[Stated problem]
Return precisely the span of lines from the top of the material below to the line containing "prop_y = [0, 38, 70, 105, 112.5, 115]", both included. Pictures are excluded.

==== Given data ====

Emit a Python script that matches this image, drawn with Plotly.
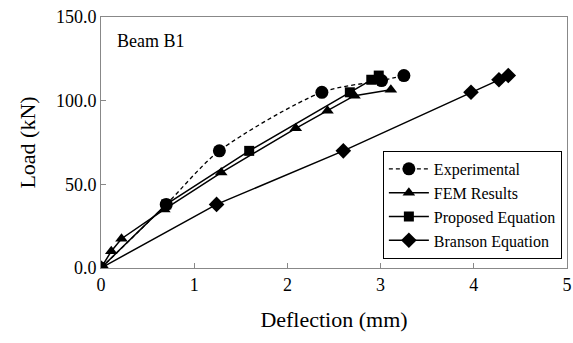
import plotly.graph_objects as go

exp_x = [0, 0.70, 1.27, 2.37, 3.01, 3.25]
exp_y = [0, 38, 70, 105, 112, 115]

fem_x = [0, 0.11, 0.22, 0.68, 1.29, 2.09, 2.43, 2.72, 3.11]
fem_y = [0, 10, 17.5, 35, 57, 83.5, 94, 103, 106.5]

prop_x = [0, 0.70, 1.59, 2.67, 2.90, 2.98]
prop_y = [0, 38, 70, 105, 112.5, 115]

bran_x = [0, 1.24, 2.60, 3.97, 4.27, 4.37]
bran_y = [0, 38, 70, 105, 112.5, 115]

FONT = "Liberation Serif"

fig = go.Figure()
fig.add_trace(go.Scatter(x=exp_x, y=exp_y, name="Experimental", mode="lines+markers",
                         line=dict(color="black", width=1.3, dash="4px,3px", shape="spline", smoothing=0.8),
                         marker=dict(symbol="circle", size=13, color="black")))
fig.add_trace(go.Scatter(x=fem_x, y=fem_y, name="FEM Results", mode="lines+markers",
                         line=dict(color="black", width=1.5),
                         marker=dict(symbol="triangle-up", size=11, color="black")))
fig.add_trace(go.Scatter(x=prop_x, y=prop_y, name="Proposed Equation", mode="lines+markers",
                         line=dict(color="black", width=1.5),
                         marker=dict(symbol="square", size=10, color="black")))
fig.add_trace(go.Scatter(x=bran_x, y=bran_y, name="Branson Equation", mode="lines+markers",
                         line=dict(color="black", width=1.5),
                         marker=dict(symbol="diamond", size=12, color="black")))

fig.update_layout(
    width=573, height=343,
    margin=dict(l=101, r=6, t=17, b=75),
    paper_bgcolor="white", plot_bgcolor="white",
    font=dict(family=FONT, size=18, color="black"),
    showlegend=True,
    legend=dict(x=0.989, y=0.036, xanchor="right", yanchor="bottom",
                bgcolor="white", bordercolor="black", borderwidth=1,
                font=dict(family=FONT, size=16), tracegroupgap=0,
                itemwidth=40),
    annotations=[dict(text="Beam B1", x=0.03, y=0.905, xref="paper", yref="paper",
                      xanchor="left", yanchor="middle", showarrow=False,
                      font=dict(family=FONT, size=18))],
)
fig.update_xaxes(range=[0, 5], tickvals=[0, 1, 2, 3, 4, 5], ticktext=["0", "1", "2", "3", "4", "5"],
                 ticks="inside", ticklen=5, tickcolor="#888", showgrid=False, zeroline=False,
                 showline=True, linecolor="#888", linewidth=1, mirror=True, automargin=False,
                 ticklabeloverflow="allow",
                 title=dict(text="Deflection (mm)", standoff=18))
fig.update_yaxes(range=[0, 150], tickvals=[0, 50, 100, 150], ticktext=["0.0", "50.0", "100.0", "150.0"],
                 ticks="inside", ticklen=5, tickcolor="#888", showgrid=False, zeroline=False,
                 showline=True, linecolor="#888", linewidth=1, mirror=True, automargin=False,
                 ticklabeloverflow="allow",
                 title=dict(text="Load (kN)", standoff=14))

fig.write_html("out.html", config={"displayModeBar": False},
               post_script="document.body.style.margin='0';document.body.style.overflow='hidden';")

====

[Solution to the exercise]
Emit a Python script that matches this image, drawn with Plotly.
import plotly.graph_objects as go

exp_x = [0, 0.70, 1.27, 2.37, 3.01, 3.25]
exp_y = [0, 38, 70, 105, 112, 115]

fem_x = [0, 0.11, 0.22, 0.68, 1.29, 2.09, 2.43, 2.72, 3.11]
fem_y = [0, 10, 17.5, 35, 57, 83.5, 94, 103, 106.5]

prop_x = [0, 0.70, 1.59, 2.67, 2.90, 2.98]
prop_y = [0, 38, 70, 105, 112.5, 115]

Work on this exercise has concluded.